## begin Exercise data
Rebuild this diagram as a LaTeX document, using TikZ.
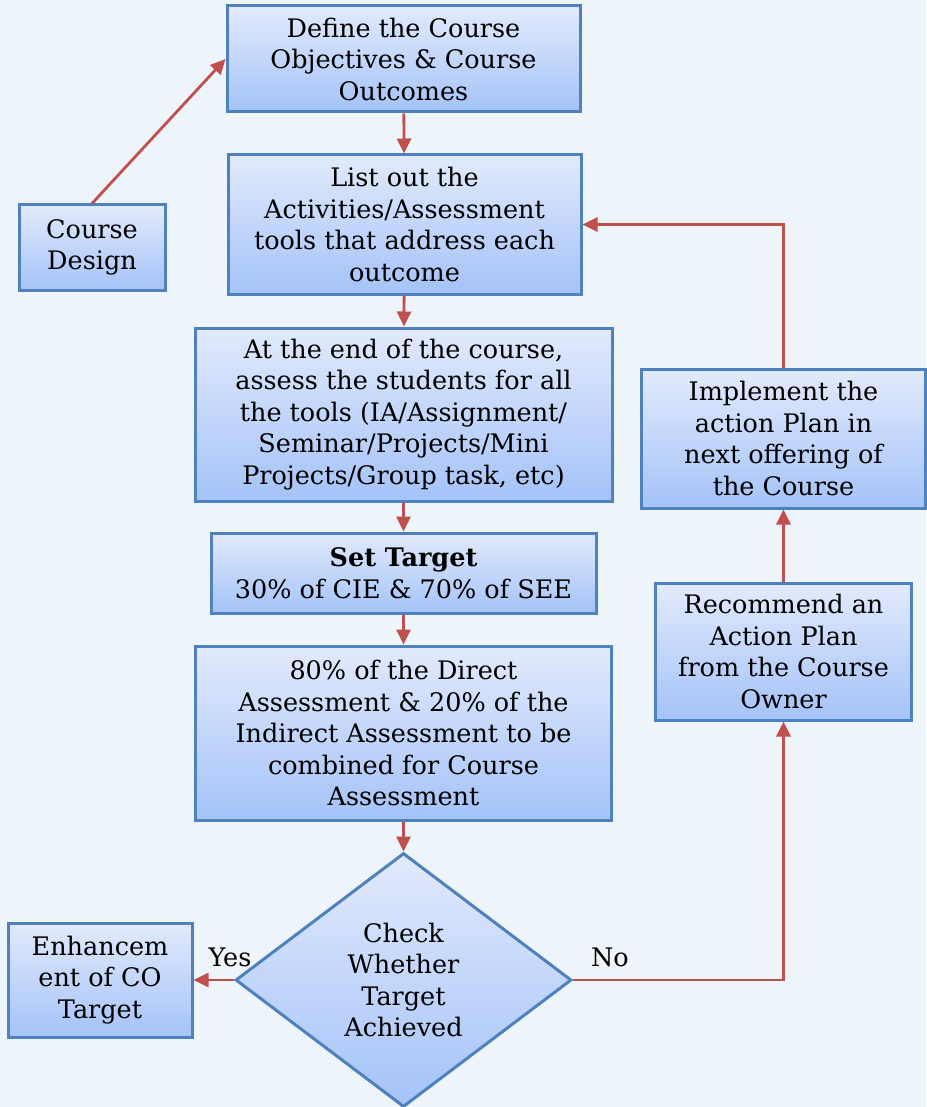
\documentclass[tikz,border=0pt]{standalone}
\usepackage{fontspec}
\setmainfont{DejaVu Serif}
\usetikzlibrary{shapes.geometric,arrows.meta}
\definecolor{bgcol}{HTML}{EDF5FA}
\definecolor{boxline}{HTML}{4F81BD}
\definecolor{boxtop}{HTML}{E2EAFC}
\definecolor{boxbot}{HTML}{A4C3F8}
\definecolor{arrowred}{HTML}{C0504D}
\tikzset{
  stepbox/.style={draw=boxline, line width=3pt, top color=boxtop, bottom color=boxbot,
    align=center, inner sep=0pt, font=\fontsize{25.5}{31.5}\selectfont},
  decision/.style={stepbox, diamond},
  flow/.style={draw=arrowred, line width=2.8pt, -{Triangle[length=15pt,width=14pt]}},
  lbl/.style={font=\fontsize{25.5}{31.5}\selectfont, inner sep=0pt}
}
\begin{document}
\begin{tikzpicture}[x=1pt,y=-1pt]
  \fill[bgcol] (0,0) rectangle (926,1107);
  \useasboundingbox (0,0) rectangle (926,1107);

  \node[stepbox, minimum width=353pt, minimum height=106pt] (define) at (403.5,59)
    {Define the Course\\Objectives \& Course\\Outcomes};
  \node[stepbox, minimum width=353pt, minimum height=139pt] (list) at (404.5,224.5)
    {List out the\\Activities/Assessment\\tools that address each\\outcome};
  \node[stepbox, minimum width=146pt, minimum height=85pt] (design) at (92,247.5)
    {Course\\Design};
  \node[stepbox, minimum width=417pt, minimum height=173pt] (assess) at (403.5,414.5)
    {At the end of the course,\\assess the students for all\\the tools (IA/Assignment/\\Seminar/Projects/Mini\\Projects/Group task, etc)};
  \node[stepbox, minimum width=385pt, minimum height=80pt] (target) at (403.5,573)
    {\textbf{Set Target}\\30\% of CIE \& 70\% of SEE};
  \node[stepbox, minimum width=416pt, minimum height=174pt] (combine) at (403.5,733)
    {80\% of the Direct\\Assessment \& 20\% of the\\Indirect Assessment to be\\combined for Course\\Assessment};
  \node[decision, minimum width=336pt, minimum height=254pt] (check) at (403.5,980)
    {Check\\Whether\\Target\\Achieved};
  \node[stepbox, minimum width=184pt, minimum height=114pt] (enhance) at (100,980)
    {Enhancem\\ent of CO\\Target};
  \node[stepbox, minimum width=256pt, minimum height=137pt] (recommend) at (783.5,651.5)
    {Recommend an\\Action Plan\\from the Course\\Owner};
  \node[stepbox, minimum width=284pt, minimum height=139pt] (implement) at (783.5,438.5)
    {Implement the\\action Plan in\\next offering of\\the Course};

  \draw[flow] (design.north) -- (define.west);
  \draw[flow] (define) -- (list);
  \draw[flow] (list) -- (assess);
  \draw[flow] (assess) -- (target);
  \draw[flow] (target) -- (combine);
  \draw[flow] (combine) -- (check);
  \draw[flow] (check.west) -- (enhance.east);
  \draw[flow] (check.east) -| (recommend.south);
  \draw[flow] (recommend) -- (implement);
  \draw[flow] (implement.north) |- (list.east);

  \node[lbl] (yes) at (230,957) {Yes};
  \node[lbl] (no) at (610,957) {No};
\end{tikzpicture}
\end{document}
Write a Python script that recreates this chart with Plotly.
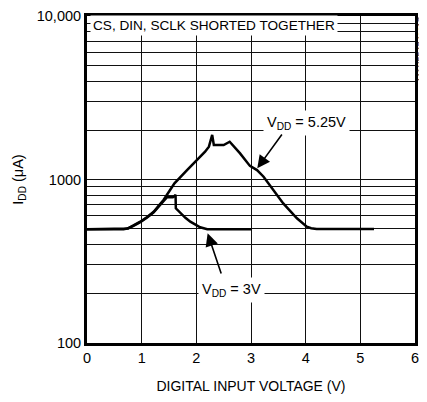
## end Exercise data
§ **Aim**
Only lines with "this" are wanted here; list each of them.

§ **Result**
Rebuild this diagram as a LaTeX document, using TikZ.
Write a Python script that recreates this chart with Plotly.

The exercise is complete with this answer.